• _Description of the task_:
Without including the pictures, copy out every line below.
[start]
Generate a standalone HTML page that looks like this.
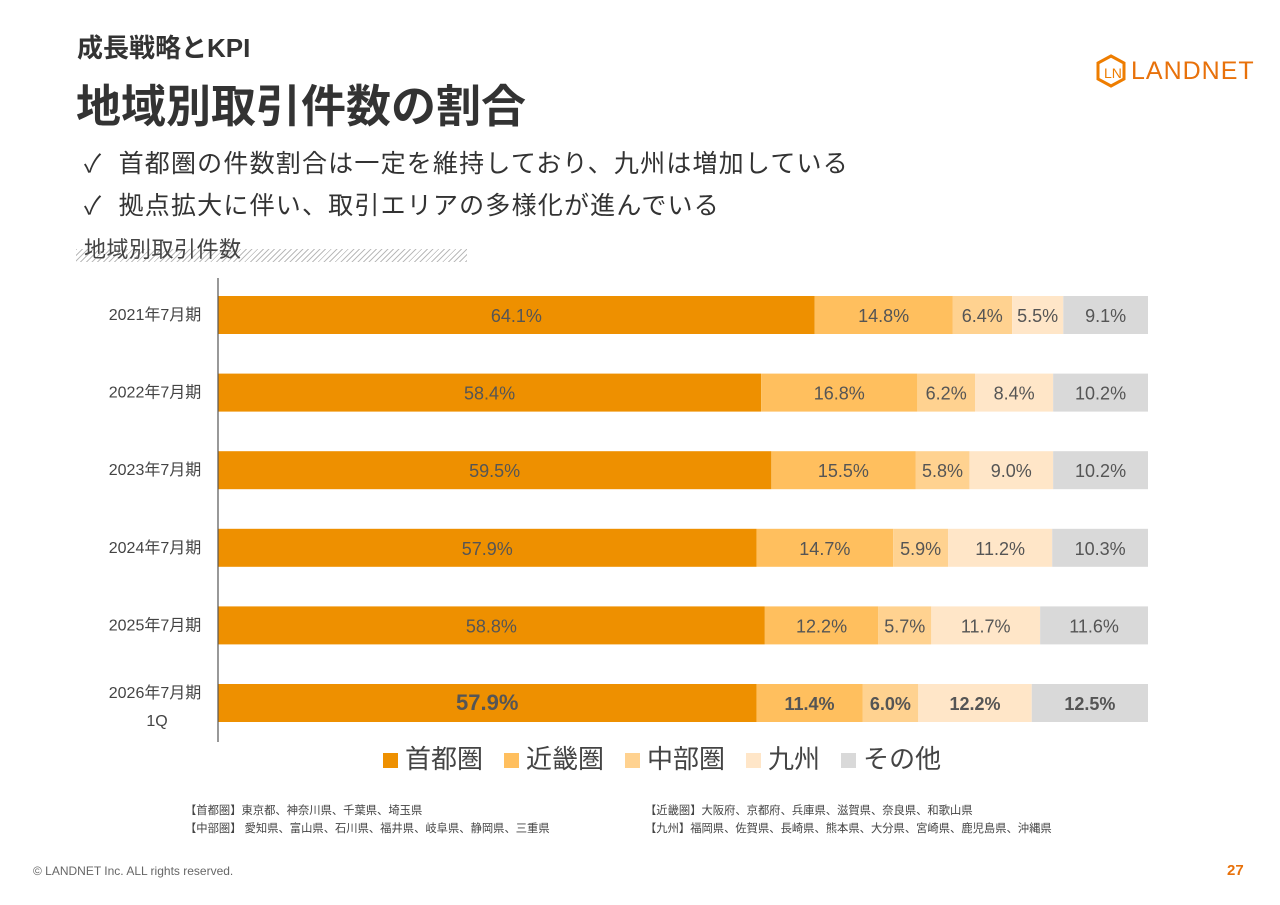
<!DOCTYPE html>
<html><head><meta charset="utf-8">
<style>
body{margin:0;width:1280px;height:905px;background:#fff;position:relative;overflow:hidden;font-family:"Liberation Sans","Noto Sans CJK JP",sans-serif;color:#333}
.abs{position:absolute;white-space:nowrap}
</style></head><body>
<div class="abs" style="left:77px;top:28px;font-size:26px;font-weight:bold;color:#333">成長戦略とKPI</div>
<div class="abs" style="left:76px;top:70px;font-size:45px;font-weight:bold;color:#333">地域別取引件数の割合</div>
<div class="abs" style="left:1096px;top:54px;height:34px;display:flex;align-items:center">
<svg width="30" height="34" viewBox="0 0 30 34"><polygon points="15,2 28,9 28,25 15,32 2,25 2,9" fill="none" stroke="#ee7d00" stroke-width="3"/><text x="8" y="24" font-size="14" fill="#ee7d00" font-family="Liberation Sans">LN</text></svg>
<span style="margin-left:5px;font-size:25px;letter-spacing:1px;color:#e8710a">LANDNET</span></div>
<div class="abs" style="left:84px;top:144px;font-size:25px;letter-spacing:1.2px;color:#333">✓&nbsp; 首都圏の件数割合は一定を維持しており、九州は増加している</div>
<div class="abs" style="left:84px;top:186px;font-size:25px;letter-spacing:1.2px;color:#333">✓&nbsp; 拠点拡大に伴い、取引エリアの多様化が進んでいる</div>
<div class="abs" style="left:76px;top:249px;width:391px;height:13px;background:repeating-linear-gradient(135deg,#bbb 0 1px,#fff 1px 4px)"></div>
<div class="abs" style="left:84px;top:232px;font-size:22px;letter-spacing:0.5px;color:#444">地域別取引件数</div>
<svg class="abs" style="left:0;top:0" width="1280" height="905" id="chart"></svg>
<div class="abs" style="left:383px;top:739px;font-size:26px;color:#444;display:flex;gap:21px">
<span><span style="display:inline-block;width:15px;height:15px;background:#ee9000;margin-right:7px"></span>首都圏</span>
<span><span style="display:inline-block;width:15px;height:15px;background:#ffbf5e;margin-right:7px"></span>近畿圏</span>
<span><span style="display:inline-block;width:15px;height:15px;background:#ffd290;margin-right:7px"></span>中部圏</span>
<span><span style="display:inline-block;width:15px;height:15px;background:#ffe6c8;margin-right:7px"></span>九州</span>
<span><span style="display:inline-block;width:15px;height:15px;background:#d9d9d9;margin-right:7px"></span>その他</span>
</div>
<div class="abs" style="left:185px;top:802px;font-size:11.3px;color:#444">【首都圏】東京都、神奈川県、千葉県、埼玉県</div>
<div class="abs" style="left:185px;top:820px;font-size:11.3px;color:#444">【中部圏】 愛知県、富山県、石川県、福井県、岐阜県、静岡県、三重県</div>
<div class="abs" style="left:645px;top:802px;font-size:11.3px;color:#444">【近畿圏】大阪府、京都府、兵庫県、滋賀県、奈良県、和歌山県</div>
<div class="abs" style="left:645px;top:820px;font-size:11.3px;color:#444">【九州】福岡県、佐賀県、長崎県、熊本県、大分県、宮崎県、鹿児島県、沖縄県</div>
<div class="abs" style="left:33px;top:864px;font-size:12px;color:#666">© LANDNET Inc. ALL rights reserved.</div>
<div class="abs" style="left:1227px;top:862px;font-size:15px;font-weight:bold;color:#e8710a">27</div>
<script>
const categories=["2021年7月期","2022年7月期","2023年7月期","2024年7月期","2025年7月期","2026年7月期|1Q"];
const shutoken=[64.1,58.4,59.5,57.9,58.8,57.9];
const kinki=[14.8,16.8,15.5,14.7,12.2,11.4];
const chubu=[6.4,6.2,5.8,5.9,5.7,6.0];
const kyushu=[5.5,8.4,9.0,11.2,11.7,12.2];
const other=[9.1,10.2,10.2,10.3,11.6,12.5];
const series=[shutoken,kinki,chubu,kyushu,other];
const colors=["#ee9000","#ffbf5e","#ffd290","#ffe6c8","#d9d9d9"];
const names=["shutoken","kinki","chubu","kyushu","other"];
const svg=document.getElementById('chart');const NS="http://www.w3.org/2000/svg";
const x0=218,x1=1148,y0=315,step=77.6,bh=38;
const xs=v=>(v/100)*(x1-x0);
const yc=i=>y0+i*step;
function mk(t,a){const e=document.createElementNS(NS,t);for(const k in a)e.setAttribute(k,a[k]);svg.appendChild(e);return e;}
categories.forEach((c,i)=>{
  let acc=0;const total=series.reduce((s,a)=>s+a[i],0);const last=i===categories.length-1;
  series.forEach((s,j)=>{
    const v=s[i];let x=x0+xs(acc/total*100);let w=xs(v/total*100);acc+=v;
    const r=mk('rect',{x:x,y:yc(i)-bh/2,width:w,height:bh,fill:colors[j]});
    
    
    const t=mk('text',{x:x+w/2,y:yc(i)+7,'text-anchor':'middle','font-size':(last&&j===0)?22:18,fill:'#555','font-weight':last?'bold':'normal'});
    t.textContent=v.toFixed(1)+'%';
    
    
  });
  const parts=c.split('|');
  parts.forEach((p,k)=>{
    const t=mk('text',{x:k?157:155,y:yc(i)+5-(parts.length>1?10:0)+k*28,'text-anchor':'middle','font-size':16,fill:'#444'});
    t.textContent=p;
    
    
  });
});
const ax=mk('line',{x1:x0,x2:x0,y1:278,y2:742,stroke:'#555','stroke-width':1.2});


</script>
</body></html>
[end]
• _Response_:
Generate a standalone HTML page that looks like this.
<!DOCTYPE html>
<html><head><meta charset="utf-8">
<style>
body{margin:0;width:1280px;height:905px;background:#fff;position:relative;overflow:hidden;font-family:"Liberation Sans","Noto Sans CJK JP",sans-serif;color:#333}
.abs{position:absolute;white-space:nowrap}
</style></head><body>
<div class="abs" style="left:77px;top:28px;font-size:26px;font-weight:bold;color:#333">成長戦略とKPI</div>
<div class="abs" style="left:76px;top:70px;font-size:45px;font-weight:bold;color:#333">地域別取引件数の割合</div>
<div class="abs" style="left:1096px;top:54px;height:34px;display:flex;align-items:center">
<svg width="30" height="34" viewBox="0 0 30 34"><polygon points="15,2 28,9 28,25 15,32 2,25 2,9" fill="none" stroke="#ee7d00" stroke-width="3"/><text x="8" y="24" font-size="14" fill="#ee7d00" font-family="Liberation Sans">LN</text></svg>
<span style="margin-left:5px;font-size:25px;letter-spacing:1px;color:#e8710a">LANDNET</span></div>
<div class="abs" style="left:84px;top:144px;font-size:25px;letter-spacing:1.2px;color:#333">✓&nbsp; 首都圏の件数割合は一定を維持しており、九州は増加している</div>
<div class="abs" style="left:84px;top:186px;font-size:25px;letter-spacing:1.2px;color:#333">✓&nbsp; 拠点拡大に伴い、取引エリアの多様化が進んでいる</div>
<div class="abs" style="left:76px;top:249px;width:391px;height:13px;background:repeating-linear-gradient(135deg,#bbb 0 1px,#fff 1px 4px)"></div>
<div class="abs" style="left:84px;top:232px;font-size:22px;letter-spacing:0.5px;color:#444">地域別取引件数</div>
<svg class="abs" style="left:0;top:0" width="1280" height="905" id="chart"></svg>
<div class="abs" style="left:383px;top:739px;font-size:26px;color:#444;display:flex;gap:21px">
<span><span style="display:inline-block;width:15px;height:15px;background:#ee9000;margin-right:7px"></span>首都圏</span>
<span><span style="display:inline-block;width:15px;height:15px;background:#ffbf5e;margin-right:7px"></span>近畿圏</span>
<span><span style="display:inline-block;width:15px;height:15px;background:#ffd290;margin-right:7px"></span>中部圏</span>
<span><span style="display:inline-block;width:15px;height:15px;background:#ffe6c8;margin-right:7px"></span>九州</span>
<span><span style="display:inline-block;width:15px;height:15px;background:#d9d9d9;margin-right:7px"></span>その他</span>
</div>
<div class="abs" style="left:185px;top:802px;font-size:11.3px;color:#444">【首都圏】東京都、神奈川県、千葉県、埼玉県</div>
<div class="abs" style="left:185px;top:820px;font-size:11.3px;color:#444">【中部圏】 愛知県、富山県、石川県、福井県、岐阜県、静岡県、三重県</div>
<div class="abs" style="left:645px;top:802px;font-size:11.3px;color:#444">【近畿圏】大阪府、京都府、兵庫県、滋賀県、奈良県、和歌山県</div>
<div class="abs" style="left:645px;top:820px;font-size:11.3px;color:#444">【九州】福岡県、佐賀県、長崎県、熊本県、大分県、宮崎県、鹿児島県、沖縄県</div>
<div class="abs" style="left:33px;top:864px;font-size:12px;color:#666">© LANDNET Inc. ALL rights reserved.</div>
<div class="abs" style="left:1227px;top:862px;font-size:15px;font-weight:bold;color:#e8710a">27</div>
<script>
const categories=["2021年7月期","2022年7月期","2023年7月期","2024年7月期","2025年7月期","2026年7月期|1Q"];
const shutoken=[64.1,58.4,59.5,57.9,58.8,57.9];
const kinki=[14.8,16.8,15.5,14.7,12.2,11.4];
const chubu=[6.4,6.2,5.8,5.9,5.7,6.0];
const kyushu=[5.5,8.4,9.0,11.2,11.7,12.2];
const other=[9.1,10.2,10.2,10.3,11.6,12.5];
const series=[shutoken,kinki,chubu,kyushu,other];
const colors=["#ee9000","#ffbf5e","#ffd290","#ffe6c8","#d9d9d9"];
const names=["shutoken","kinki","chubu","kyushu","other"];
const svg=document.getElementById('chart');const NS="http://www.w3.org/2000/svg";
const x0=218,x1=1148,y0=315,step=77.6,bh=38;
const xs=v=>(v/100)*(x1-x0);
const yc=i=>y0+i*step;
function mk(t,a){const e=document.createElementNS(NS,t);for(const k in a)e.setAttribute(k,a[k]);svg.appendChild(e);return e;}
categories.forEach((c,i)=>{
  let acc=0;const total=series.reduce((s,a)=>s+a[i],0);const last=i===categories.length-1;
  series.forEach((s,j)=>{
    const v=s[i];let x=x0+xs(acc/total*100);let w=xs(v/total*100);acc+=v;
    const r=mk('rect',{x:x,y:yc(i)-bh/2,width:w,height:bh,fill:colors[j]});
    
    
    const t=mk('text',{x:x+w/2,y:yc(i)+7,'text-anchor':'middle','font-size':(last&&j===0)?22:18,fill:'#555','font-weight':last?'bold':'normal'});
    t.textContent=v.toFixed(1)+'%';
    
    
  });
  const parts=c.split('|');
  parts.forEach((p,k)=>{
    const t=mk('text',{x:k?157:155,y:yc(i)+5-(parts.length>1?10:0)+k*28,'text-anchor':'middle','font-size':16,fill:'#444'});
    t.textContent=p;
    
    
  });
});
const ax=mk('line',{x1:x0,x2:x0,y1:278,y2:742,stroke:'#555','stroke-width':1.2});


</script>
</body></html>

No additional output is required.